#### Information supplied:

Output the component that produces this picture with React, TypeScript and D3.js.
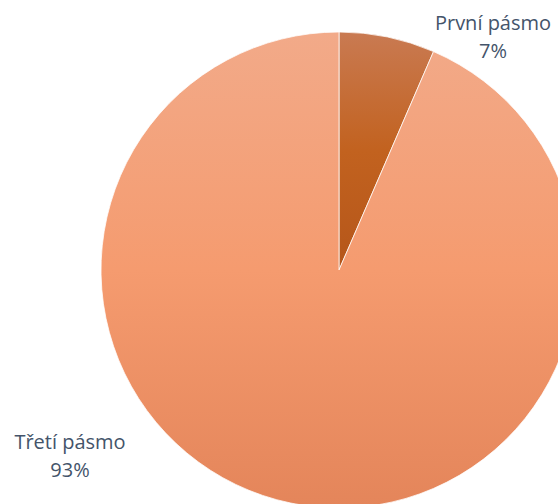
import React from "react";
import * as d3 from "d3";

const categories = ["První pásmo", "Třetí pásmo"];
const values = [6.5, 93.5];
const labels = ["7%", "93%"];

const W = 558;
const H = 504;
const cx = 339;
const cy = 270;
const R = 238;

const labelPos = [
  { x: 493, y: 30 },
  { x: 70, y: 449 },
];

export default function App() {
  const pie = d3.pie<number>().sort(null).value((d) => d);
  const arcs = pie(values);
  const arc = d3.arc<d3.PieArcDatum<number>>().innerRadius(0).outerRadius(R);
  const fills = ["url(#g0)", "url(#g1)"];
  return (
    <svg
      width={W}
      height={H}
      style={{ position: "absolute", left: 0, top: 0, background: "#fff" }}
    >
      <defs>
        <linearGradient id="g0" x1="0" y1="0" x2="0" y2="1">
          <stop offset="0" stopColor="#c97a52" />
          <stop offset="0.5" stopColor="#c2621f" />
          <stop offset="1" stopColor="#b5561a" />
        </linearGradient>
        <linearGradient id="g1" x1="0" y1="0" x2="0" y2="1">
          <stop offset="0" stopColor="#f2aa89" />
          <stop offset="0.5" stopColor="#f59b6f" />
          <stop offset="1" stopColor="#e4855a" />
        </linearGradient>
      </defs>
      <g transform={`translate(${cx},${cy})`}>
        {arcs.map((a, i) => (
          <path key={i} d={arc(a) || ""} fill={fills[i]} stroke="#fff" strokeWidth={0.75} />
        ))}
      </g>
      {categories.map((c, i) => (
        <text
          key={c}
          x={labelPos[i].x}
          y={labelPos[i].y}
          textAnchor="middle"
          fill="#44546a"
          fontFamily="'Open Sans', sans-serif"
          fontSize={20}
        >
          <tspan x={labelPos[i].x}>{c}</tspan>
          <tspan x={labelPos[i].x} dy={28}>{labels[i]}</tspan>
        </text>
      ))}
    </svg>
  );
}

#### Short task:
Each line of the data is to be duplicated exactly; pictures stay out of the copy.

#### Response to this exercise:
Output the component that produces this picture with React, TypeScript and D3.js.
import React from "react";
import * as d3 from "d3";

const categories = ["První pásmo", "Třetí pásmo"];
const values = [6.5, 93.5];
const labels = ["7%", "93%"];

const W = 558;
const H = 504;
const cx = 339;
const cy = 270;
const R = 238;

const labelPos = [
  { x: 493, y: 30 },
  { x: 70, y: 449 },
];

export default function App() {
  const pie = d3.pie<number>().sort(null).value((d) => d);
  const arcs = pie(values);
  const arc = d3.arc<d3.PieArcDatum<number>>().innerRadius(0).outerRadius(R);
  const fills = ["url(#g0)", "url(#g1)"];
  return (
    <svg
      width={W}
      height={H}
      style={{ position: "absolute", left: 0, top: 0, background: "#fff" }}
    >
      <defs>
        <linearGradient id="g0" x1="0" y1="0" x2="0" y2="1">
          <stop offset="0" stopColor="#c97a52" />
          <stop offset="0.5" stopColor="#c2621f" />
          <stop offset="1" stopColor="#b5561a" />
        </linearGradient>
        <linearGradient id="g1" x1="0" y1="0" x2="0" y2="1">
          <stop offset="0" stopColor="#f2aa89" />
          <stop offset="0.5" stopColor="#f59b6f" />
          <stop offset="1" stopColor="#e4855a" />
        </linearGradient>
      </defs>
      <g transform={`translate(${cx},${cy})`}>
        {arcs.map((a, i) => (
          <path key={i} d={arc(a) || ""} fill={fills[i]} stroke="#fff" strokeWidth={0.75} />
        ))}
      </g>
      {categories.map((c, i) => (
        <text
          key={c}
          x={labelPos[i].x}
          y={labelPos[i].y}
          textAnchor="middle"
          fill="#44546a"
          fontFamily="'Open Sans', sans-serif"
          fontSize={20}
        >
          <tspan x={labelPos[i].x}>{c}</tspan>
          <tspan x={labelPos[i].x} dy={28}>{labels[i]}</tspan>
        </text>
      ))}
    </svg>
  );
}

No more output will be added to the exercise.